Smith claims that the district court erred in assigning him a four-level enhancement under U.S.S.G. § 2K2.1(b) (5) for "use or possession" of a firearm in connection with a felony. Smith contends that there was insufficient evidence that he either "used" or "possessed" a firearm within the meaning of U.S.S.G. § 2K2.1(b) (5). We conclude there was ample evidence of possession which facilitated or emboldened his felony methamphetamine operation.

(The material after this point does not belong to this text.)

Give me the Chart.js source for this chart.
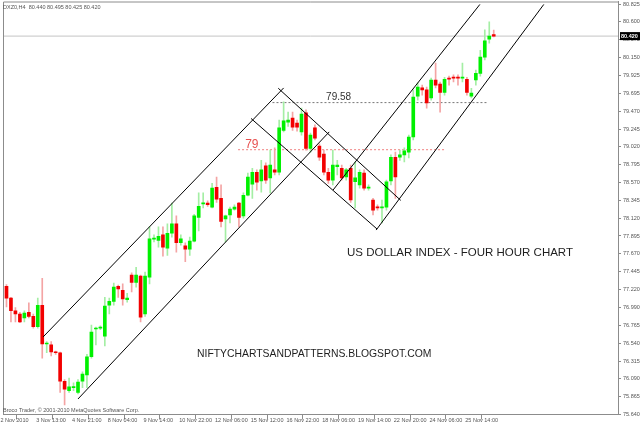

Under United States v. Routon, 25 F.3d 815 (9th Cir. 1994), Smith's mere possession of a gun is not enough to establish the possession prong of U.S.S.G. § 2K2.1(b) (5). In Routon, this circuit explained that "the prosecution will have to make a greater showing than a defendant's mere possession of a firearm to obtain a section 2K2.1(b) (5) enhancement." Routon, 25 F.3d at 819. The court enunciated the following standard for establishing the "possession" prong of U.S.S.G. § 2K2.1(b) (5): "to the extent that the government relies upon physical possession, it must show that the firearm was possessed in a manner that permits an inference that it facilitated or potentially facilitated--i.e., had some potential emboldening role--in a defendant's felonious conduct." Id. The defendant's sentence was enhanced in Routon under U.S.S.G. § 2K2.1(b) (5) for "possession" of a firearm in connection with felony theft of a car. On appeal it was held that the revolver in the glove compartment "emboldened him to maintain unlawful possession of the [stolen car]." Id. at 819.
Wyatt's case report states that when he asked Smith about the .32 pistol under his mattress, Smith said that he had met an individual by the name of Byron Brooks at the Twin Bridges Restaurant at approximately 11:30 p.m. on October 30, 1995, at which time Brooks gave him the pistol to hold for him and to use as protection against an individual known as "Tiny," in case Tiny tried to steal his finished product.
When arrested, Smith had easy access to the loaded .32 caliber pistol. Smith was operating a methamphetamine laboratory in his garage, which was next to his residence. A small quantity of methamphetamine was found under Smith's kitchen sink. Smith admitted that the handgun was given to him by Brooks to protect his methamphetamine operation from Tiny. The circumstances make it highly probable that the gun played a role in Smith's felonious conduct in manufacturing methamphetamine. The district court's enhancement of Smith's base offense level is consistent with Routon.
The judgment of the district court is AFFIRMED.